7.9
Q1: What happens to DNA polymerase and helicase when a replication fork stalls?
When a replication fork stalls, DNA polymerase stops synthesizing nascent DNA. However, the helicase continues unwinding the double-stranded DNA for a short distance before dissociating, creating excess single-stranded DNA. This mismatch between polymerase and helicase activity is managed by the fork protection complex, which links their activities together.
Q2: How does the cell detect and respond to a stalled replication fork?
Replication protein A (RPA) binds and protects excess single-stranded DNA at the stalled fork, recruiting the 9-1-1 complex and enabling ATR binding. ATR phosphorylates Chk1, which phosphorylates the phosphatase Cdc25, inactivating Cdk1 and pausing the cell cycle. This allows DNA damage can stall the cell cycle while repair mechanisms activate.
Q3: What is fork regression and how does SMARCAL1 initiate it?
Fork regression is a process where Rad51 loads the enzyme SMARCAL1 onto stalled fork DNA. SMARCAL1 acts as an annealing helicase, displacing and sticking the two newly synthesized strands together to form a four-way junction resembling a chicken foot. This remodeled fork structure allows the cell to bypass lesions on the parental DNA strand.

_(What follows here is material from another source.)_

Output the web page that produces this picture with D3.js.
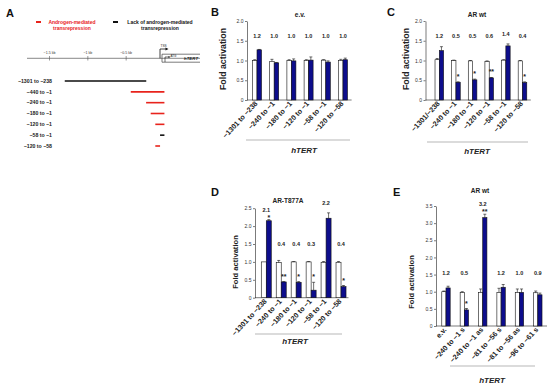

Q4: How does BRCA2 resolve a regressed replication fork?
BRCA2 stabilizes the Rad51 nucleofilament between the toes of the chicken foot junction, protecting the remodeled fork from degradation by nucleases. The nascent lagging strand then serves as a template for extending the leading strand, bypassing lesions on the parental strand. SMARCAL1 subsequently reverses the regression by reannealing the parental strands, leaving the lesion intact but allowing replication to continue.
Q5: What happens to a stalled fork when BRCA2 is absent?
Without BRCA2, the four-way chicken foot junction is cleaved by the structure-specific endonuclease Mus81, complexed with the junction endonuclease Mms4. This cleavage generates double-strand breaks, which may be repaired by homologous recombination and strand invasion pathways to restore replication fork function.
Q6: Why does excess single-stranded DNA accumulate when a replication fork stalls?
The fork protection complex links DNA polymerase activity with helicase activity. When polymerase stops due to stalled replication, the helicase continues unwinding the double helix briefly before dissociating. This creates an imbalance where helicase activity outpaces polymerase activity, generating excess single-stranded DNA that signals DNA damage to repair mechanisms.
Q7: What role does Rad51 play in restarting a stalled replication fork?
Rad51 replaces replication protein A on the single-stranded DNA at the stalled fork before repair begins. Rad51 then loads SMARCAL1 onto the DNA to initiate fork regression, forming the four-way junction structure. Rad51 nucleofilaments stabilized by BRCA2 protect the remodeled fork and enable template switching to bypass DNA lesions.